Abbiamo dimostrato sul campo di essere capaci quanto un uomo, e anche di più”.

Di più nel senso che una donna è un avvocato migliore?

No, non necessariamente, può essere migliore o peggiore, come sempre dipende dalla preparazione e dalla passione che si mette nel lavoro. Forse azzarderei una differenza nell’approccio, ovviamente per quelle di noi che finalmente non si sentono più obbligate a scimmiottare uno stereotipo maschile per sentirsi legittimate. A me sembra che un approccio femminile tenda a non godere della sconfitta dell’avversario, non ne facciamo una questione di primato o di combattimento, piuttosto tendiamo a comporre liti in maniera costruttiva per i nostri assistiti, spogliando la questione dai machismi obsoleti a tante volte un po’ grottescamente tronfi. Il che non significa che manchiamo d’orgoglio o di capacità combattive, ma mi sembra non siano fine a se’stessi, semplicemente parte di un processo di chiarimento per addivenire a soluzioni soddisfacenti”.

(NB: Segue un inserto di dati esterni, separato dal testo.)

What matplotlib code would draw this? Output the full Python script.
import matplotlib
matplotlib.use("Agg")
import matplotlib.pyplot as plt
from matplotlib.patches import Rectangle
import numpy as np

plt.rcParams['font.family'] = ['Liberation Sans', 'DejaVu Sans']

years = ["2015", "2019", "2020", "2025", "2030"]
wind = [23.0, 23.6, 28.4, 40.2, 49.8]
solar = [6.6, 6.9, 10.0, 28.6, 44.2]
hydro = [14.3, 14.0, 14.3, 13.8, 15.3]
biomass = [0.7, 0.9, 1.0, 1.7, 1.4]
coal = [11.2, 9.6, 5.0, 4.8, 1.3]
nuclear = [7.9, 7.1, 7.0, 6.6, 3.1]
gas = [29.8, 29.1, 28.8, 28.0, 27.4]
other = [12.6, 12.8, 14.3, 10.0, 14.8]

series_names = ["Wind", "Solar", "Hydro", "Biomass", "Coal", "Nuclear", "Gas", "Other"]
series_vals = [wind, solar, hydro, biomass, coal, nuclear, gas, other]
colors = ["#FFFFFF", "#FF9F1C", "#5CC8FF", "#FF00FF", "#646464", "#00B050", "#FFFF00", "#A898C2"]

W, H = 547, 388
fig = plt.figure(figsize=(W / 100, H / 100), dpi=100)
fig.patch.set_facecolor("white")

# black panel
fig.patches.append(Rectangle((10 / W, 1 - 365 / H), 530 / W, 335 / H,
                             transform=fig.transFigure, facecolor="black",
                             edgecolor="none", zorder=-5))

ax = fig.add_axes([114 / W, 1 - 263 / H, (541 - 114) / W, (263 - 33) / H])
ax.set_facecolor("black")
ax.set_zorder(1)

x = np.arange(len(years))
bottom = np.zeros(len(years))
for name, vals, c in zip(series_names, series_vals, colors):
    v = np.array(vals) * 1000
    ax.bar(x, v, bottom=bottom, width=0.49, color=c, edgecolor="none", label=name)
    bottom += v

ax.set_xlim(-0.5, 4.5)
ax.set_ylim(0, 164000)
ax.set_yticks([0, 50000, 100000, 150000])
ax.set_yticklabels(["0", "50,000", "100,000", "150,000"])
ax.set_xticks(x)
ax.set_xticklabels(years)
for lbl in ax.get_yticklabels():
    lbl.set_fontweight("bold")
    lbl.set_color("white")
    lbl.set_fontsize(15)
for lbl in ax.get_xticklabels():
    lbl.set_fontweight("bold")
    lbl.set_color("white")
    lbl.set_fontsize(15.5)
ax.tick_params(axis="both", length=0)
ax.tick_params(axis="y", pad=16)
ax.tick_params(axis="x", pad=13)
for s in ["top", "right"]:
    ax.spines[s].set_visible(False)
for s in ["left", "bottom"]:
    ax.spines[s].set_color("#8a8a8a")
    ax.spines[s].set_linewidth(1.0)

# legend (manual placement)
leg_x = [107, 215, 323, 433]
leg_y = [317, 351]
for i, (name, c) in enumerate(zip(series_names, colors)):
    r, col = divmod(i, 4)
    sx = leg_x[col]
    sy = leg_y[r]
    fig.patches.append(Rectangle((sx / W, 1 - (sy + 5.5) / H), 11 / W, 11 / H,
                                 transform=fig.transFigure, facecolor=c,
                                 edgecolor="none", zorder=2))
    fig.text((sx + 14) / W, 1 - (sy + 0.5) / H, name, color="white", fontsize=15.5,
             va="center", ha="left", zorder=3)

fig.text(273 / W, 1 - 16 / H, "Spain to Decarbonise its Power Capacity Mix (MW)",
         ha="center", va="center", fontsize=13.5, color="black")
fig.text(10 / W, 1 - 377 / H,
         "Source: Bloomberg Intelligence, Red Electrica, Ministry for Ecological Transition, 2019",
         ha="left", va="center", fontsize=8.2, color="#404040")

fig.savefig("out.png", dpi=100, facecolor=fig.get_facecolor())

Ma cosa le piace del suo lavoro?

Lo faccio da tanti anni che è certamente diventato una parte della mia identità – come sempre accade quando una professione occupa tanta parte della tua vita – ma sono felice che mi piaccia ancora tanto, perché la soddisfazione di vedere ‘fatta giustizia’ è una sensazione che non riesco a vedere disgiunta dal mero perseguimento della vittoria… non so se sono riuscita a spiegarmi”.

Oggi consiglierebbe una giovane donna di intraprendere questa carriera sapendo che è nelle condizioni di eccellere?

“Si direi di si, sempre che sia mossa da passione e da vero convincimento, le cose sono difficili, ma come in tanti altri campi, la competizione è molta e la strada si costruisce lungo il percorso. Il tempo della conciliazione certo è complicato, ma non più che per altre professioni: io ho una famiglia, e come tante altre donne ho dovuto fare dei compromessi ma non delle rinunce. Non credo che se fossi stata un uomo sarebbe stato tanto più facile, anche se riconosco che, soprattutto nella prima fase della prima infanzia di mia figlia, ho potuto contare sull’aiuto della mia famiglia di origine. Da una società evoluta mi aspetto che il sistema del welfare provveda le condizioni affinché una famiglia con dei figli possa contare su strutture e organizzazione del lavoro idonea alla “coesistenza delle carriere”: quella di professionista e quella di genitore”.